I could go on and on.
So here’s my advice, Mr. Broadcaster:
If your website terrifies small children and is best enjoyed when chained with a hump in front of Notre Dame Cathedral, this is what I want you to do:
Kill your website.
Surrender the façade. Give up the dream. Stop the torture. Ship it to Dr. Drew and move it into a sober living house.
Instead, replace it with a single page. And the purpose of that page will be simple:
To invite your audience to give you their email address.
Why would they do this? Because you make it worth their while. Give them five good reasons to do it. Give them ten. Offer an iPad. Offer a tour of the station and milk and cookies with the morning show. Offer a free coffee at Starbucks. Offer your list of the 100 greatest songs of 2010. Offer things of value to your audience.
And what do they get when they sign up with you?
They get to talk with you. You get to reach out to them. Not to pitch them, not to spam them. But to dialogue with them. Or, in contemporary parlance, to “engage with them.”
Wait, you may say. Are you suggesting that we ditch our website in favor of an email relationship?
Yes, I’m saying exactly that. If you can’t play the website game, then don’t. Play the email game.

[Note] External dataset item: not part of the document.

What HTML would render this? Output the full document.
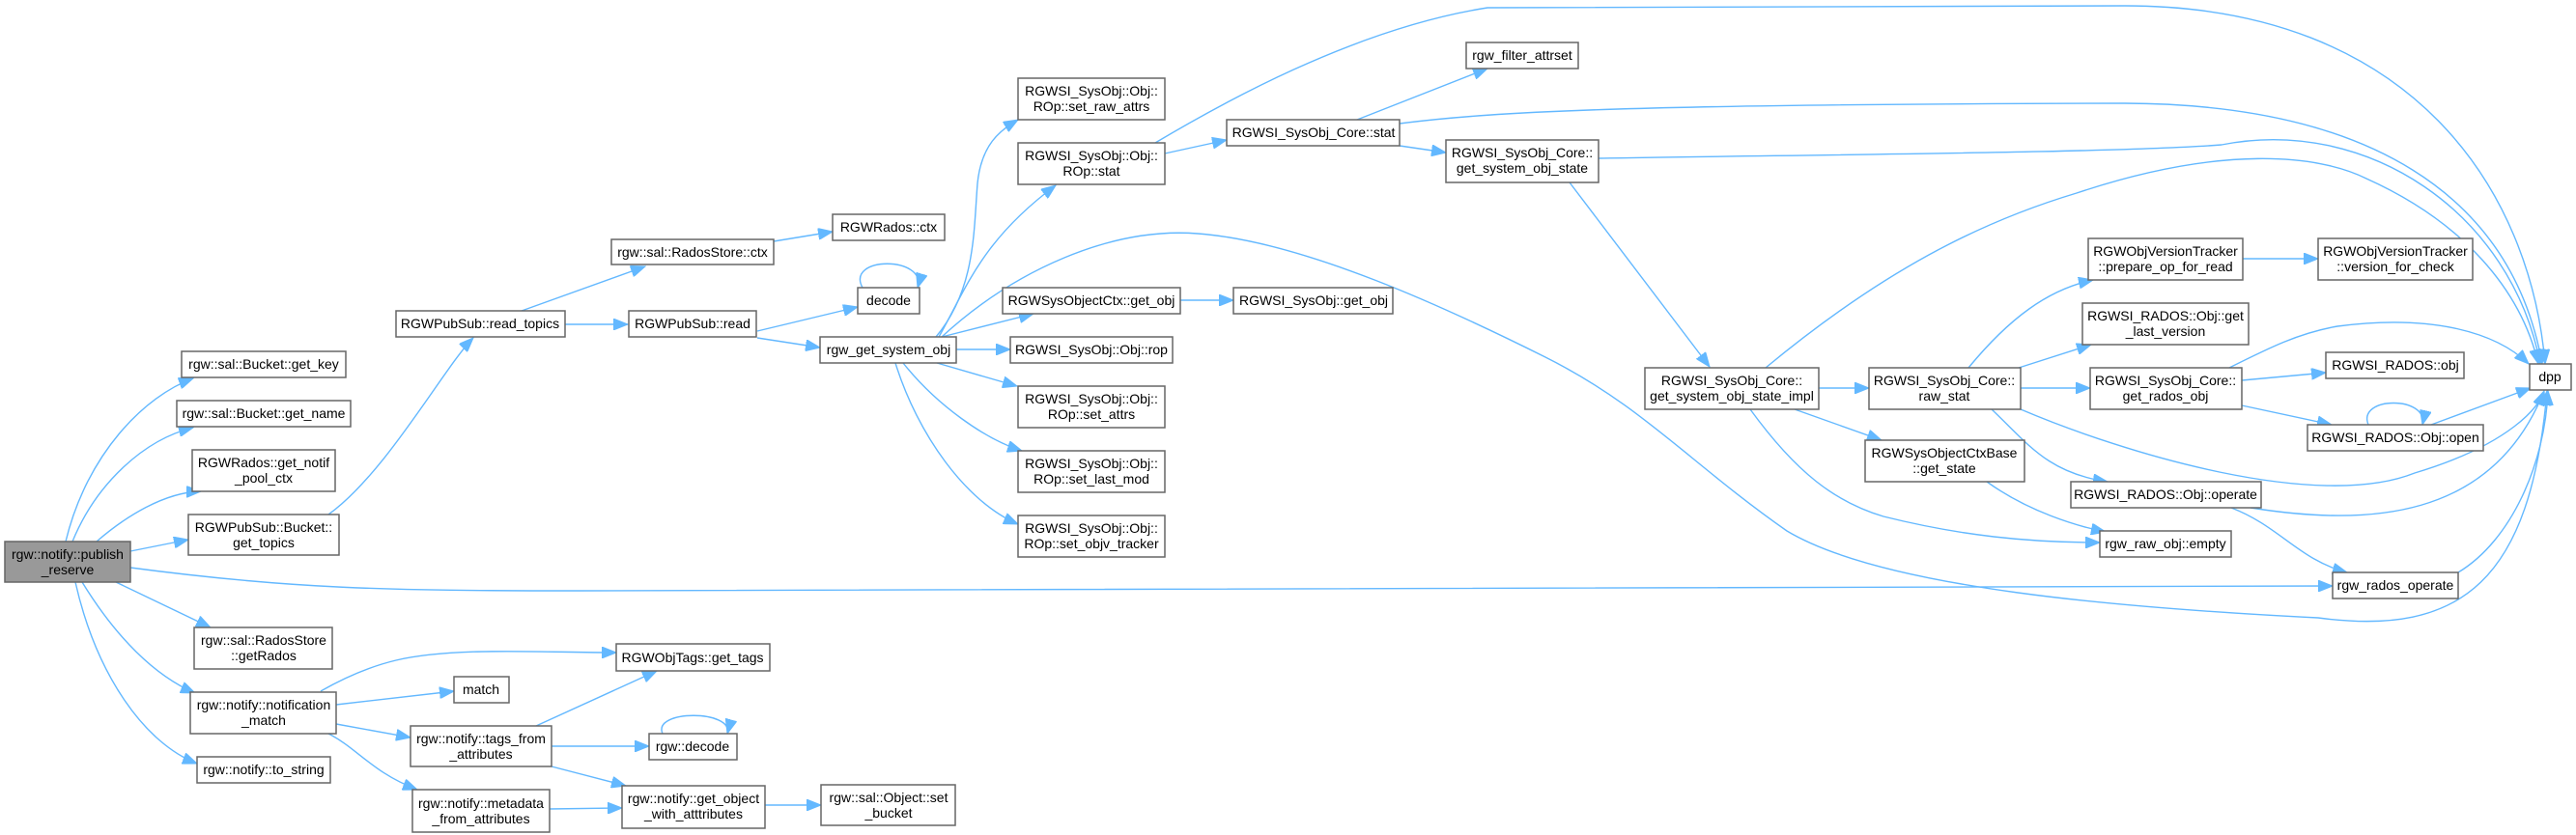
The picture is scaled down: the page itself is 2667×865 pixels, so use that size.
<!DOCTYPE html>
<html><head><meta charset="utf-8"><style>
html,body{margin:0;padding:0;background:#fff;}
svg{display:block;}
text{font-family:"Liberation Sans",Arial,sans-serif;font-size:14px;fill:#000;text-anchor:middle;}
.e{fill:none;stroke:#63b8ff;stroke-width:1.4;marker-end:url(#a);}
.n{fill:#fff;stroke:#666;stroke-width:1.5;}
</style></head><body>
<svg width="2667" height="865" viewBox="0 0 2667 865" xmlns="http://www.w3.org/2000/svg">
<defs><marker id="a" markerUnits="userSpaceOnUse" markerWidth="16" markerHeight="12" refX="15" refY="6" orient="auto"><path d="M0,0 L15,6 L0,12 Z" fill="#63b8ff" stroke="#63b8ff"/></marker></defs>

<!-- edges -->
<path class="e" d="M68,561 C90,470 150,410 200,392"/>
<path class="e" d="M75,561 C100,500 150,455 200,443"/>
<path class="e" d="M100,561 C130,535 170,510 208,509"/>
<path class="e" d="M135,571 L195,559"/>
<path class="e" d="M135,588 C300,610 400,612 600,612 L2415,607"/>
<path class="e" d="M120,603 L218,650"/>
<path class="e" d="M85,603 C120,660 160,700 202,718"/>
<path class="e" d="M78,603 C100,700 150,770 204,791"/>
<path class="e" d="M340,533 C400,490 460,380 490,350"/>
<path class="e" d="M540,322 L668,276"/>
<path class="e" d="M585,336 L650,336"/>
<path class="e" d="M801,250 L862,240"/>
<path class="e" d="M784,343 L888,318"/>
<path class="e" d="M893,298 C875,265 960,265 950,298"/>
<path class="e" d="M784,350 L849,360"/>
<path class="e" d="M969,349 C1010,300 1008,240 1012,190 C1016,150 1035,135 1054,124"/>
<path class="e" d="M972,349 C1000,300 1015,250 1093,192"/>
<path class="e" d="M975,349 C1050,280 1150,235 1240,242 C1350,250 1500,320 1600,370 C1700,420 1750,480 1850,550 C1950,610 2200,630 2400,640 C2550,660 2620,600 2637,405"/>
<path class="e" d="M975,349 L1070,325"/>
<path class="e" d="M990,362 L1046,362"/>
<path class="e" d="M970,376 L1053,400"/>
<path class="e" d="M935,376 C970,420 1020,455 1058,467"/>
<path class="e" d="M927,376 C950,450 1000,520 1054,543"/>
<path class="e" d="M1222,311 L1277,311"/>
<path class="e" d="M1206,159 L1270,145"/>
<path class="e" d="M1196,148 C1260,110 1400,30 1540,8 L2200,6 C2500,6 2620,200 2635,377"/>
<path class="e" d="M1405,124 L1540,71"/>
<path class="e" d="M1449,151 L1497,158"/>
<path class="e" d="M1449,128 C1550,115 1700,108 2200,107 C2450,108 2600,200 2632,377"/>
<path class="e" d="M1655,164 C1900,160 2200,158 2300,150 C2450,120 2600,220 2630,377"/>
<path class="e" d="M1625,189 L1770,380"/>
<path class="e" d="M1828,381 C1950,280 2050,230 2150,200 C2300,150 2400,160 2450,185 C2550,230 2610,300 2628,377"/>
<path class="e" d="M1883,402 L1935,402"/>
<path class="e" d="M1858,424 L1948,456"/>
<path class="e" d="M1812,424 C1860,490 1900,520 1950,535 C2030,555 2100,562 2174,562"/>
<path class="e" d="M2038,381 C2080,330 2120,300 2167,290"/>
<path class="e" d="M2090,381 L2165,357"/>
<path class="e" d="M2092,402 L2164,402"/>
<path class="e" d="M2092,424 C2200,470 2400,530 2500,490 C2600,460 2630,420 2634,405"/>
<path class="e" d="M2062,424 C2100,460 2120,490 2182,499"/>
<path class="e" d="M2322,268 L2400,268"/>
<path class="e" d="M2308,381 C2350,360 2380,345 2420,338 C2520,325 2585,345 2618,377"/>
<path class="e" d="M2321,394 L2408,386"/>
<path class="e" d="M2321,420 L2414,440"/>
<path class="e" d="M2452,440 C2440,410 2515,410 2508,440"/>
<path class="e" d="M2517,440 L2620,402"/>
<path class="e" d="M2057,499 C2100,530 2150,545 2180,551"/>
<path class="e" d="M2330,526 C2450,545 2580,540 2634,405"/>
<path class="e" d="M2310,526 C2360,545 2380,580 2430,593"/>
<path class="e" d="M2545,593 C2600,560 2635,480 2638,405"/>
<path class="e" d="M332,716 C360,700 385,690 410,684 C470,670 560,676 638,676"/>
<path class="e" d="M348,730 L470,716"/>
<path class="e" d="M348,750 L425,764"/>
<path class="e" d="M340,760 C370,775 385,800 432,818"/>
<path class="e" d="M555,752 L680,695"/>
<path class="e" d="M571,773 L672,773"/>
<path class="e" d="M571,794 L648,814"/>
<path class="e" d="M686,760 C675,735 760,735 753,760"/>
<path class="e" d="M569,838 L644,837"/>
<path class="e" d="M792,834 L850,834"/>

<!-- nodes -->
<rect x="5" y="561" width="130" height="42" fill="#999" stroke="#666" stroke-width="1.5"/>
<text x="70" y="579">rgw::notify::publish</text><text x="70" y="595">_reserve</text>

<rect class="n" x="188" y="364" width="170" height="27"/><text x="273" y="382">rgw::sal::Bucket::get_key</text>
<rect class="n" x="183" y="415" width="180" height="27"/><text x="273" y="433">rgw::sal::Bucket::get_name</text>
<rect class="n" x="199" y="466" width="148" height="43"/><text x="273" y="484">RGWRados::get_notif</text><text x="273" y="500">_pool_ctx</text>
<rect class="n" x="195" y="533" width="156" height="42"/><text x="273" y="551">RGWPubSub::Bucket::</text><text x="273" y="567">get_topics</text>
<rect class="n" x="201" y="650" width="143" height="43"/><text x="273" y="668">rgw::sal::RadosStore</text><text x="273" y="684">::getRados</text>
<rect class="n" x="197" y="717" width="151" height="43"/><text x="273" y="735">rgw::notify::notification</text><text x="273" y="751">_match</text>
<rect class="n" x="204" y="784" width="138" height="27"/><text x="273" y="802">rgw::notify::to_string</text>

<rect class="n" x="410" y="322" width="175" height="27"/><text x="497" y="340">RGWPubSub::read_topics</text>
<rect class="n" x="633" y="248" width="168" height="26"/><text x="717" y="266">rgw::sal::RadosStore::ctx</text>
<rect class="n" x="651" y="322" width="132" height="27"/><text x="717" y="340">RGWPubSub::read</text>
<rect class="n" x="862" y="222" width="116" height="27"/><text x="920" y="240">RGWRados::ctx</text>
<rect class="n" x="888" y="298" width="64" height="27"/><text x="920" y="316">decode</text>
<rect class="n" x="849" y="349" width="141" height="27"/><text x="920" y="367">rgw_get_system_obj</text>

<rect class="n" x="638" y="667" width="159" height="28"/><text x="717" y="686">RGWObjTags::get_tags</text>
<rect class="n" x="470" y="701" width="57" height="27"/><text x="498" y="719">match</text>
<rect class="n" x="425" y="752" width="146" height="42"/><text x="498" y="770">rgw::notify::tags_from</text><text x="498" y="786">_attributes</text>
<rect class="n" x="672" y="760" width="91" height="27"/><text x="717" y="778">rgw::decode</text>
<rect class="n" x="427" y="818" width="142" height="44"/><text x="498" y="837">rgw::notify::metadata</text><text x="498" y="853">_from_attributes</text>
<rect class="n" x="644" y="814" width="148" height="44"/><text x="718" y="832">rgw::notify::get_object</text><text x="718" y="848">_with_atttributes</text>
<rect class="n" x="850" y="813" width="139" height="42"/><text x="920" y="831">rgw::sal::Object::set</text><text x="920" y="847">_bucket</text>

<rect class="n" x="1054" y="81" width="152" height="43"/><text x="1130" y="99">RGWSI_SysObj::Obj::</text><text x="1130" y="115">ROp::set_raw_attrs</text>
<rect class="n" x="1054" y="148" width="152" height="43"/><text x="1130" y="166">RGWSI_SysObj::Obj::</text><text x="1130" y="182">ROp::stat</text>
<rect class="n" x="1038" y="298" width="184" height="27"/><text x="1130" y="316">RGWSysObjectCtx::get_obj</text>
<rect class="n" x="1046" y="349" width="168" height="27"/><text x="1130" y="367">RGWSI_SysObj::Obj::rop</text>
<rect class="n" x="1054" y="400" width="152" height="43"/><text x="1130" y="418">RGWSI_SysObj::Obj::</text><text x="1130" y="434">ROp::set_attrs</text>
<rect class="n" x="1054" y="467" width="152" height="43"/><text x="1130" y="485">RGWSI_SysObj::Obj::</text><text x="1130" y="501">ROp::set_last_mod</text>
<rect class="n" x="1054" y="534" width="152" height="43"/><text x="1130" y="552">RGWSI_SysObj::Obj::</text><text x="1130" y="568">ROp::set_objv_tracker</text>

<rect class="n" x="1277" y="298" width="165" height="27"/><text x="1360" y="316">RGWSI_SysObj::get_obj</text>
<rect class="n" x="1270" y="124" width="179" height="27"/><text x="1360" y="142">RGWSI_SysObj_Core::stat</text>
<rect class="n" x="1518" y="44" width="116" height="27"/><text x="1576" y="62">rgw_filter_attrset</text>
<rect class="n" x="1497" y="145" width="158" height="44"/><text x="1576" y="163">RGWSI_SysObj_Core::</text><text x="1576" y="179">get_system_obj_state</text>

<rect class="n" x="1703" y="381" width="180" height="43"/><text x="1793" y="399">RGWSI_SysObj_Core::</text><text x="1793" y="415">get_system_obj_state_impl</text>
<rect class="n" x="1935" y="381" width="157" height="43"/><text x="2013" y="399">RGWSI_SysObj_Core::</text><text x="2013" y="415">raw_stat</text>
<rect class="n" x="1931" y="456" width="165" height="43"/><text x="2013" y="474">RGWSysObjectCtxBase</text><text x="2013" y="490">::get_state</text>

<rect class="n" x="2162" y="247" width="160" height="43"/><text x="2242" y="265">RGWObjVersionTracker</text><text x="2242" y="281">::prepare_op_for_read</text>
<rect class="n" x="2156" y="314" width="172" height="43"/><text x="2242" y="332">RGWSI_RADOS::Obj::get</text><text x="2242" y="348">_last_version</text>
<rect class="n" x="2164" y="381" width="157" height="43"/><text x="2242" y="399">RGWSI_SysObj_Core::</text><text x="2242" y="415">get_rados_obj</text>
<rect class="n" x="2144" y="499" width="197" height="27"/><text x="2242" y="517">RGWSI_RADOS::Obj::operate</text>
<rect class="n" x="2174" y="550" width="136" height="27"/><text x="2242" y="568">rgw_raw_obj::empty</text>

<rect class="n" x="2400" y="247" width="160" height="43"/><text x="2480" y="265">RGWObjVersionTracker</text><text x="2480" y="281">::version_for_check</text>
<rect class="n" x="2408" y="365" width="143" height="27"/><text x="2480" y="383">RGWSI_RADOS::obj</text>
<rect class="n" x="2389" y="440" width="182" height="27"/><text x="2480" y="458">RGWSI_RADOS::Obj::open</text>
<rect class="n" x="2415" y="593" width="130" height="27"/><text x="2480" y="611">rgw_rados_operate</text>
<rect class="n" x="2619" y="377" width="43" height="27"/><text x="2640" y="395">dpp</text>
</svg>
</body></html>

Ask for help from your audience and thank them for it. Share your exciting news with them (note: “exciting news” does not usually equal “sales promotion”) and ask them to tell their friends and pass your email along. Have your audience nominate a “listener of the month.” Offer secret discounts to your station friends. Invite them to pick the songs for you. Ask them for requests and dedications. Want to throw your station’s support behind a local charity.? Which one should it be? Ask them. Targeting Women? How about tips for moms from the morning show co-host.
Radio thinks too much about itself and not enough about its audience.
These are just a few ideas. Ultimately your course will be determined by who your audience is and what they care about.
Simple email tools are everywhere online. There is no excuse for not mastering them. None. And with those tools come tracking and feedback mechanisms and pass along tools, etc. Things that spread the word about your station and give folks a good reason to tune in.
Would you be better off to actually develop a digital presence you can be proud of? A full-on website and strategy that benefits all your stakeholders and your business goals? Of course you would. Shouldn’t you ideally do this as part of an email relationship? Of course you should. But only if you can.
Remember there is no point to a website for your station at all if its purpose isn’t to enrich the relationship you have with your consumers.
If you want folks to listen to you again and again, you must establish a relationship with them that’s deeper than the sequence of your hits and the placement of your spots.
Care about them, and they will care about you.